[Given information]:
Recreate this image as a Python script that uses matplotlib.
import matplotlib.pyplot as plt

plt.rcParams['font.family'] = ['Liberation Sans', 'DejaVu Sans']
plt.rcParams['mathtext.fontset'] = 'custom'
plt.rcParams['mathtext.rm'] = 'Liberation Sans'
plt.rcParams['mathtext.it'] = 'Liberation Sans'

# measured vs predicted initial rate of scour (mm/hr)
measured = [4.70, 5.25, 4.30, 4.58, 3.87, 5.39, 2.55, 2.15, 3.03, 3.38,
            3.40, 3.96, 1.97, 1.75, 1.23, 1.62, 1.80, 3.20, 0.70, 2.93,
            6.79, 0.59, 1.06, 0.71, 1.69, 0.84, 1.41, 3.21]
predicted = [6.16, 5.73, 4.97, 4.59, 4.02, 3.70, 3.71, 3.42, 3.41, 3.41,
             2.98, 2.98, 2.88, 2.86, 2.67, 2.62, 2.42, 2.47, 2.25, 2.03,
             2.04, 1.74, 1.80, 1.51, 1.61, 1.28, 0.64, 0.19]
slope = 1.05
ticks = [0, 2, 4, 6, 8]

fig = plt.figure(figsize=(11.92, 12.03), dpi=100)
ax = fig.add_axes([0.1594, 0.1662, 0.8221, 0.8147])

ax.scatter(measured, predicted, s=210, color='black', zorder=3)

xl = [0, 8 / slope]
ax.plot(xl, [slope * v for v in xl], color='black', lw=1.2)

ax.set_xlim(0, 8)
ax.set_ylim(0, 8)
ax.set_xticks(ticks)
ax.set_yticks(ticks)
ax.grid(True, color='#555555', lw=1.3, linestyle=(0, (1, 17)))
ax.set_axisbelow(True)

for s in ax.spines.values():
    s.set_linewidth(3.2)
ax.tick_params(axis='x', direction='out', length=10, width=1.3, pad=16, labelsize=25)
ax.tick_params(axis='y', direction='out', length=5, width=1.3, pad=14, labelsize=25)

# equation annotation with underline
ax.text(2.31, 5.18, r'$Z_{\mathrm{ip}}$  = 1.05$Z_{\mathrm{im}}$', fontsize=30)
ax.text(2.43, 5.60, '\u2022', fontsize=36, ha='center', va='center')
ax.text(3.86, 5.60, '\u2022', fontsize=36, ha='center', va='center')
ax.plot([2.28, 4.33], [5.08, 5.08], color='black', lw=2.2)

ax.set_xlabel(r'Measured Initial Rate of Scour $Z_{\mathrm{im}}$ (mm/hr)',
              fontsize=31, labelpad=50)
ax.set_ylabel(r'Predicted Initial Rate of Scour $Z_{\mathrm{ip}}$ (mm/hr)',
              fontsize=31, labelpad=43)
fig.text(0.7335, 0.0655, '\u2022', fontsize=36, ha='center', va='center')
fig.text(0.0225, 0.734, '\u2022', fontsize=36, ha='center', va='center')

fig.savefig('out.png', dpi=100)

[Given instruction]: Output all of the material exactly as written.

[Solution]:
Recreate this image as a Python script that uses matplotlib.
import matplotlib.pyplot as plt

plt.rcParams['font.family'] = ['Liberation Sans', 'DejaVu Sans']
plt.rcParams['mathtext.fontset'] = 'custom'
plt.rcParams['mathtext.rm'] = 'Liberation Sans'
plt.rcParams['mathtext.it'] = 'Liberation Sans'

# measured vs predicted initial rate of scour (mm/hr)
measured = [4.70, 5.25, 4.30, 4.58, 3.87, 5.39, 2.55, 2.15, 3.03, 3.38,
            3.40, 3.96, 1.97, 1.75, 1.23, 1.62, 1.80, 3.20, 0.70, 2.93,
            6.79, 0.59, 1.06, 0.71, 1.69, 0.84, 1.41, 3.21]
predicted = [6.16, 5.73, 4.97, 4.59, 4.02, 3.70, 3.71, 3.42, 3.41, 3.41,
             2.98, 2.98, 2.88, 2.86, 2.67, 2.62, 2.42, 2.47, 2.25, 2.03,
             2.04, 1.74, 1.80, 1.51, 1.61, 1.28, 0.64, 0.19]
slope = 1.05
ticks = [0, 2, 4, 6, 8]

fig = plt.figure(figsize=(11.92, 12.03), dpi=100)
ax = fig.add_axes([0.1594, 0.1662, 0.8221, 0.8147])

ax.scatter(measured, predicted, s=210, color='black', zorder=3)

xl = [0, 8 / slope]
ax.plot(xl, [slope * v for v in xl], color='black', lw=1.2)

ax.set_xlim(0, 8)
ax.set_ylim(0, 8)
ax.set_xticks(ticks)
ax.set_yticks(ticks)
ax.grid(True, color='#555555', lw=1.3, linestyle=(0, (1, 17)))
ax.set_axisbelow(True)

for s in ax.spines.values():
    s.set_linewidth(3.2)
ax.tick_params(axis='x', direction='out', length=10, width=1.3, pad=16, labelsize=25)
ax.tick_params(axis='y', direction='out', length=5, width=1.3, pad=14, labelsize=25)

# equation annotation with underline
ax.text(2.31, 5.18, r'$Z_{\mathrm{ip}}$  = 1.05$Z_{\mathrm{im}}$', fontsize=30)
ax.text(2.43, 5.60, '\u2022', fontsize=36, ha='center', va='center')
ax.text(3.86, 5.60, '\u2022', fontsize=36, ha='center', va='center')
ax.plot([2.28, 4.33], [5.08, 5.08], color='black', lw=2.2)

ax.set_xlabel(r'Measured Initial Rate of Scour $Z_{\mathrm{im}}$ (mm/hr)',
              fontsize=31, labelpad=50)
ax.set_ylabel(r'Predicted Initial Rate of Scour $Z_{\mathrm{ip}}$ (mm/hr)',
              fontsize=31, labelpad=43)
fig.text(0.7335, 0.0655, '\u2022', fontsize=36, ha='center', va='center')
fig.text(0.0225, 0.734, '\u2022', fontsize=36, ha='center', va='center')

fig.savefig('out.png', dpi=100)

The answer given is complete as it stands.